Doug and Anna Cosper are a father/daughter team that have been exploring and gathering inspiration for years together. This picture was taken in 2005 while exploring the floating village on the Tonle Sap lake near Angkor in Cambodia.

Meet the Author

            The journey that led to this novel has been long and winding. I have always found journeys to be more interesting than destinations. Looking back, it makes sense.

            At university at SMU in Dallas, my troubling lack of direction during the 60s compelled my parents to request I take a career aptitude test. These things, are, of course, easy to manipulate, but I determined to play it straight for their sake. Besides, I was curious about what science said I was fit for. The results were sublimely absurd.

            1) adventurer, 2) librarian, 3) lawyer

            Now, a lawyer I could abide. But an adventurous librarian? The dichotomy confirmed my basic distrust of such tests.

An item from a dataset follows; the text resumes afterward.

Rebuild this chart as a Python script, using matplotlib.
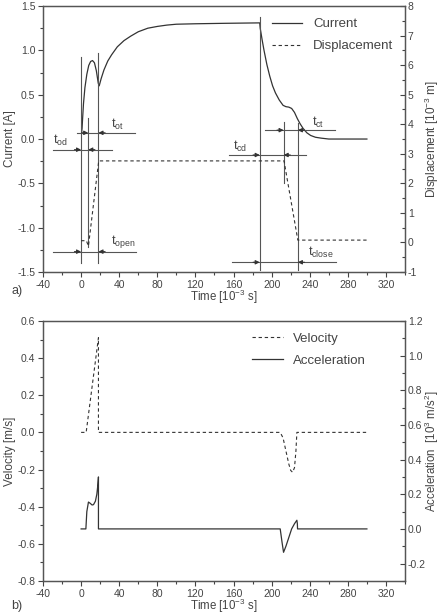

Now I’m not so quick to laugh.

            At age 25, after a dalliance with a hippy waterbed business, I built a road van and traveled around the country for a year, crashing on friends’ couches. My appetite whetted, I withdrew my $4,000 savings and embarked on a 2-year, solo backpacking trip around the world. This was the summer of 1977. A journey like that transforms one.

            Soon after I returned home, I got married and had Pippa, the first of two daughters. My only skill was travel, and that didn’t pay. It dawned on me that I had perhaps better take this concept of financial responsibility more seriously. I thought maybe I could be a fiction writer. A professor of literature at the University of Austin, noting my life predicament, quickly disabused me of that notion and suggested perhaps that journalism might be more prudent. So that’s what I did, and I loved every minute of it for 33 years. The world is a cherry to a newspaper reporter. Every day is a deeper dive into life.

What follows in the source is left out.